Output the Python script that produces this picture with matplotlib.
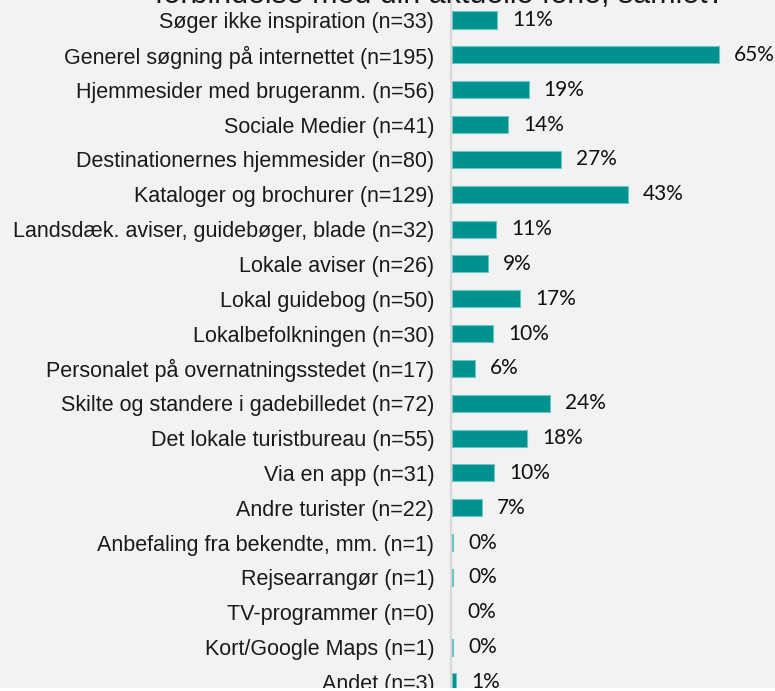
# %% Imports and setup
import matplotlib.pyplot as plt
from matplotlib.patches import Rectangle

LABELS = [
    "Søger ikke inspiration (n=33)",
    "Generel søgning på internettet (n=195)",
    "Hjemmesider med brugeranm. (n=56)",
    "Sociale Medier (n=41)",
    "Destinationernes hjemmesider (n=80)",
    "Kataloger og brochurer (n=129)",
    "Landsdæk. aviser, guidebøger, blade (n=32)",
    "Lokale aviser (n=26)",
    "Lokal guidebog (n=50)",
    "Lokalbefolkningen (n=30)",
    "Personalet på overnatningsstedet (n=17)",
    "Skilte og standere i gadebilledet (n=72)",
    "Det lokale turistbureau (n=55)",
    "Via en app (n=31)",
    "Andre turister (n=22)",
    "Anbefaling fra bekendte, mm. (n=1)",
    "Rejsearrangør (n=1)",
    "TV-programmer (n=0)",
    "Kort/Google Maps (n=1)",
    "Andet (n=3)",
]
# share in percent (bar length), displayed rounded
VALUES = [11.0, 65.0, 18.7, 13.7, 26.7, 43.0, 10.7, 8.7, 16.7, 10.0,
          5.7, 24.0, 18.3, 10.3, 7.3, 0.3, 0.3, 0.0, 0.3, 1.0]
TITLE = "forbindelse med din aktuelle ferie, samlet?"

BG = "#f2f2f2"
BAR = "#00918f"
EDGE = "#6cc6c4"

W, H = 775, 691
fig = plt.figure(figsize=(W / 100, H / 100), dpi=100, facecolor=BG)

# axes: zero line at x=451px, rows from y=20px to y=682px
x0 = 451
ax = fig.add_axes([x0 / W, 0, 1 - x0 / W, 1])
ax.set_facecolor(BG)

step = (682 - 20) / (len(LABELS) - 1)
top = 20
ax.set_ylim((H - top) / step, -top / step)
ax.set_xlim(0, (W - x0) / 4.1)

ypos = list(range(len(LABELS)))
for y, v in zip(ypos, VALUES):
    if v > 0:
        ax.barh(y, v, left=0.25, height=0.49, color=BAR, edgecolor=EDGE,
                linewidth=0.8, zorder=3)
    ax.annotate(f"{round(v)}%", (v, y), xytext=(11.5, 0), textcoords="offset points",
                va="center", ha="left", fontsize=15, family="Lato", color="#111111")

ax.set_yticks(ypos, LABELS, fontsize=15.5, family="Liberation Sans", color="#1a1a1a")
ax.tick_params(axis="y", length=0, pad=12)
ax.set_xticks([])
for side in ["top", "right", "bottom"]:
    ax.spines[side].set_visible(False)
ax.spines["left"].set_color("#d9d9d9")
ax.spines["left"].set_linewidth(1.5)

# title, mostly cut off at the top edge
fig.text(440 / W, 1 - 3 / H, TITLE, ha="center", va="baseline", fontsize=22,
         family="Liberation Sans", color="#1a1a1a")

# white strip at the very bottom
fig.patches.append(Rectangle((0, 0), 1, 3 / H, transform=fig.transFigure,
                             facecolor="white", edgecolor="none"))

fig.savefig("out.png", dpi=100, facecolor=BG)
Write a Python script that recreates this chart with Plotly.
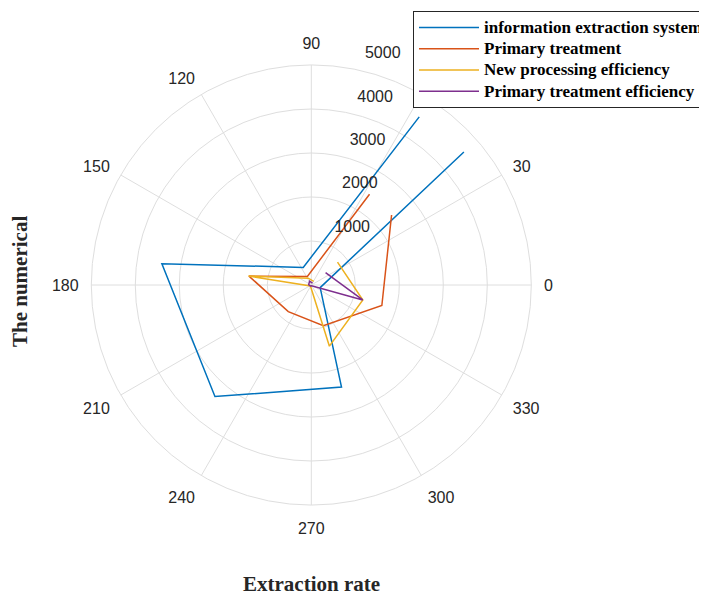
import plotly.graph_objects as go

# Angles (radians) shared by all series
theta_rad = [1, 2, 3, 4, 5, 6, 7]

info_extraction = [4540, 440, 3430, 3350, 2420, 210, 4600]
primary_treatment = [2450, 215, 1430, 800, 965, 1670, 2420]
new_processing_eff = [100, 170, 1440, 30, 1450, 1220, 790]
primary_treatment_eff = [50, 95, 60, 30, 20, 1217, 430]

series_names = ["information extraction system", "Primary treatment",
                "New processing efficiency", "Primary treatment efficiency"]
series_colors = ["#0072BD", "#D95319", "#EDB120", "#7E2F8E"]

angle_ticks = list(range(0, 360, 30))
angle_labels = [str(a) for a in angle_ticks]
radial_ticks = [1000, 2000, 3000, 4000, 5000]
radial_labels = [str(v) for v in radial_ticks]

# page body has an 8px margin: figure sized to fit the 707x595 window
OFF = 8
W, H = 707 - OFF, 595 - OFF
cx, cy, R = 311.3 - OFF, 285 - OFF, 220

fig = go.Figure()
for name, vals, col in zip(series_names,
                           [info_extraction, primary_treatment, new_processing_eff, primary_treatment_eff],
                           series_colors):
    fig.add_trace(go.Scatterpolar(
        r=vals, theta=theta_rad, thetaunit="radians", mode="lines",
        name='<span style="font-size:17px">' + name + '</span>',
        line=dict(color=col, width=1.5)))

grid = "#dedede"
fig.update_layout(
    width=W, height=H,
    margin=dict(l=0, r=0, t=0, b=0, autoexpand=False),
    paper_bgcolor="white",
    polar=dict(
        domain=dict(x=[(cx - R) / W, (cx + R) / W], y=[(H - cy - R) / H, (H - cy + R) / H]),
        bgcolor="white",
        angularaxis=dict(
            direction="counterclockwise", rotation=0,
            tickmode="array", tickvals=angle_ticks, ticktext=angle_labels,
            ticks="outside", ticklen=9, tickcolor="rgba(0,0,0,0)",
            showline=True, linecolor=grid, linewidth=1,
            gridcolor=grid, gridwidth=1,
            tickfont=dict(family="Liberation Sans, Arial", size=16, color="#262626")),
        radialaxis=dict(
            range=[0, 5000], angle=80, tickangle=80,
            tickmode="array", tickvals=radial_ticks,
            ticktext=[t + "<br> <br> " for t in radial_labels],
            ticks="outside", ticklen=4, tickcolor="rgba(0,0,0,0)",
            showline=False, gridcolor=grid, gridwidth=1,
            tickfont=dict(family="Liberation Sans, Arial", size=16, color="#262626")),
    ),
    legend=dict(
        x=(413 - OFF) / W, y=1 - (11 - OFF) / H, xanchor="left", yanchor="top",
        bordercolor="#262626", borderwidth=1, bgcolor="white",
        font=dict(family="Liberation Serif, Times New Roman", size=14, color="black", weight="bold"),
        itemwidth=60, tracegroupgap=0),
    annotations=[
        dict(text="<b>Extraction rate</b>", x=(311.7 - OFF) / W, y=(H - (584 - OFF)) / H,
             xref="paper", yref="paper",
             showarrow=False, xanchor="center", yanchor="middle",
             font=dict(family="Liberation Serif, Times New Roman", size=21, color="#262626")),
        dict(text="<b>The numerical</b>", x=(20 - OFF) / W, y=(H - (282 - OFF)) / H,
             xref="paper", yref="paper",
             showarrow=False, xanchor="center", yanchor="middle", textangle=-90,
             font=dict(family="Liberation Serif, Times New Roman", size=21, color="#262626")),
    ],
)

fig.write_html("out.html")
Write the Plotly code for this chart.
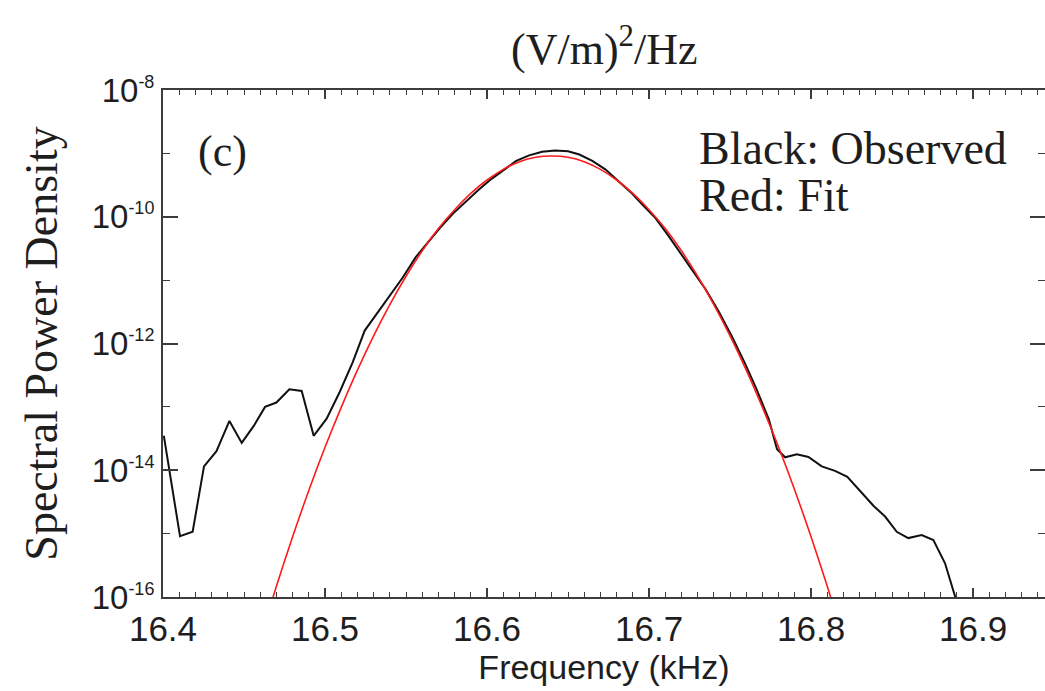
import plotly.graph_objects as go

# ---------------- data ----------------
obs_freq_khz = [16.4005, 16.4105, 16.4183, 16.4253, 16.4330, 16.4410, 16.4486, 16.4560,
                16.4630, 16.4700, 16.4780, 16.4856, 16.4930, 16.5010, 16.5090, 16.5170,
                16.5245, 16.5320, 16.5400, 16.5480, 16.5560, 16.5640, 16.5710, 16.5790,
                16.5870, 16.5950, 16.6030, 16.6110, 16.6180, 16.6260, 16.6340, 16.6420,
                16.6500, 16.6570, 16.6650, 16.6730, 16.6810, 16.6890, 16.6960, 16.7040,
                16.7120, 16.7200, 16.7270, 16.7350, 16.7430, 16.7510, 16.7590, 16.7660,
                16.7740, 16.7790, 16.7840, 16.7912, 16.7984, 16.8066, 16.8148, 16.8224,
                16.8302, 16.8385, 16.8457, 16.8529, 16.8600, 16.8683, 16.8755, 16.8827,
                16.8890, 16.8920]
obs_psd = [3.5e-14, 9.1e-16, 1.07e-15, 1.15e-14, 2.0e-14, 6.0e-14, 2.7e-14, 5.0e-14,
           1.0e-13, 1.17e-13, 1.9e-13, 1.78e-13, 3.5e-14, 6.5e-14, 1.7e-13, 5.0e-13,
           1.6e-12, 2.95e-12, 5.9e-12, 1.1e-11, 2.3e-11, 4.1e-11, 6.7e-11, 1.12e-10,
           1.75e-10, 2.7e-10, 4.0e-10, 5.7e-10, 7.6e-10, 9.3e-10, 1.06e-09, 1.11e-09,
           1.08e-09, 9.6e-10, 7.6e-10, 5.6e-10, 3.7e-10, 2.4e-10, 1.55e-10, 9.5e-11,
           5.0e-11, 2.6e-11, 1.4e-11, 7.1e-12, 3.2e-12, 1.32e-12, 5.0e-13, 2.0e-13,
           6.3e-14, 2.15e-14, 1.6e-14, 1.78e-14, 1.62e-14, 1.15e-14, 9.8e-15, 7.9e-15,
           4.7e-15, 2.75e-15, 1.86e-15, 1.07e-15, 8.5e-16, 9.5e-16, 7.9e-16, 3.4e-16,
           1.0e-16, 5.0e-17]

fit_freq_khz = [16.46, 16.47, 16.48, 16.49, 16.50, 16.51, 16.52, 16.53, 16.54, 16.55,
                16.56, 16.57, 16.58, 16.59, 16.60, 16.61, 16.62, 16.63, 16.64, 16.65,
                16.66, 16.67, 16.68, 16.69, 16.70, 16.71, 16.72, 16.73, 16.74, 16.75,
                16.76, 16.77, 16.78, 16.79, 16.80, 16.81, 16.82]
fit_psd = [2.24e-17, 1.48e-16, 8.9e-16, 4.8e-15, 2.3e-14, 9.8e-14, 3.8e-13, 1.32e-12,
           4.1e-12, 1.15e-11, 2.9e-11, 6.5e-11, 1.29e-10, 2.34e-10, 3.8e-10, 5.6e-10,
           7.4e-10, 8.7e-10, 9.1e-10, 8.7e-10, 7.4e-10, 5.6e-10, 3.8e-10, 2.34e-10,
           1.29e-10, 6.5e-11, 2.9e-11, 1.15e-11, 4.1e-12, 1.32e-12, 3.8e-13, 9.8e-14,
           2.3e-14, 4.8e-15, 8.9e-16, 1.48e-16, 2.24e-17]

x_tick_vals = [16.4, 16.5, 16.6, 16.7, 16.8, 16.9]
x_tick_text = ["16.4", "16.5", "16.6", "16.7", "16.8", "16.9"]
y_tick_vals = [1e-8, 1e-10, 1e-12, 1e-14, 1e-16]
y_tick_exps = ["-8", "-10", "-12", "-14", "-16"]
y_minor_vals = [1e-9, 1e-11, 1e-13, 1e-15]

# ---------------- figure ----------------
SANS = "Liberation Sans, Arial, sans-serif"
SERIF = "Liberation Serif, Times New Roman, serif"
TXT = "#1e1e1e"
AX = "#3c3c3c"

y_tick_text = ['10<sup><span style="font-size:18px">%s</span></sup>' % e for e in y_tick_exps]

fig = go.Figure()
fig.add_trace(go.Scatter(x=obs_freq_khz, y=obs_psd, mode="lines",
                         line=dict(color="#111111", width=2), name="Observed",
                         showlegend=False))
fig.add_trace(go.Scatter(x=fit_freq_khz, y=fit_psd, mode="lines",
                         line=dict(color="#ff1a1a", width=1.6, shape="spline", smoothing=0.8),
                         name="Fit", showlegend=False))

fig.update_layout(
    width=1045, height=691,
    margin=dict(l=163, r=0, t=90, b=94),
    paper_bgcolor="white", plot_bgcolor="white",
    showlegend=False,
    xaxis=dict(
        range=[16.4, 16.9444], showgrid=False, zeroline=False,
        showline=True, linecolor=AX, linewidth=2, mirror="ticks",
        ticks="inside", ticklen=9, tickwidth=1.5, tickcolor=AX,
        tickvals=x_tick_vals, ticktext=x_tick_text,
        tickfont=dict(family=SANS, size=35, color=TXT),
        minor=dict(dtick=0.01, ticks="inside", ticklen=5, tickwidth=1.2, tickcolor=AX),
        title=dict(text="Frequency (kHz)", font=dict(family=SANS, size=34, color=TXT), standoff=2),
        automargin=False,
    ),
    yaxis=dict(
        type="log", range=[-16, -8], showgrid=False, zeroline=False,
        showline=True, linecolor=AX, linewidth=2, mirror="ticks",
        ticks="inside", ticklen=15, tickwidth=1.5, tickcolor=AX,
        tickvals=y_tick_vals, ticktext=y_tick_text,
        tickfont=dict(family=SANS, size=33, color=TXT),
        minor=dict(tickvals=y_minor_vals, ticks="inside", ticklen=7, tickwidth=1.2, tickcolor=AX),
        title=dict(text="Spectral Power Density", font=dict(family=SERIF, size=46, color=TXT), standoff=20),
        automargin=False,
    ),
    annotations=[
        dict(text="(V/m)<sup>2</sup>/Hz", xref="paper", yref="paper", x=0.5, y=1.086,
             xanchor="center", yanchor="middle", showarrow=False,
             font=dict(family=SERIF, size=44, color=TXT)),
        dict(text="(c)", xref="paper", yref="paper", x=0.067, y=0.878,
             xanchor="center", yanchor="middle", showarrow=False,
             font=dict(family=SERIF, size=44, color=TXT)),
        dict(text="Black: Observed", xref="paper", yref="paper", x=0.6054, y=0.8856,
             xanchor="left", yanchor="middle", showarrow=False,
             font=dict(family=SERIF, size=46, color=TXT)),
        dict(text="Red: Fit", xref="paper", yref="paper", x=0.6054, y=0.791,
             xanchor="left", yanchor="middle", showarrow=False,
             font=dict(family=SERIF, size=46, color=TXT)),
    ],
)

fig.write_html("out.html")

TASK STATEMENT >> Restate the material word for word from its first line through the line containing "from matplotlib.patches import Rectangle", both included; the pictures do not belong in it.

FULL OUTPUT >>
Output the Python script that produces this picture with matplotlib.
# %% Imports and setup
import matplotlib.pyplot as plt
from matplotlib.patches import Rectangle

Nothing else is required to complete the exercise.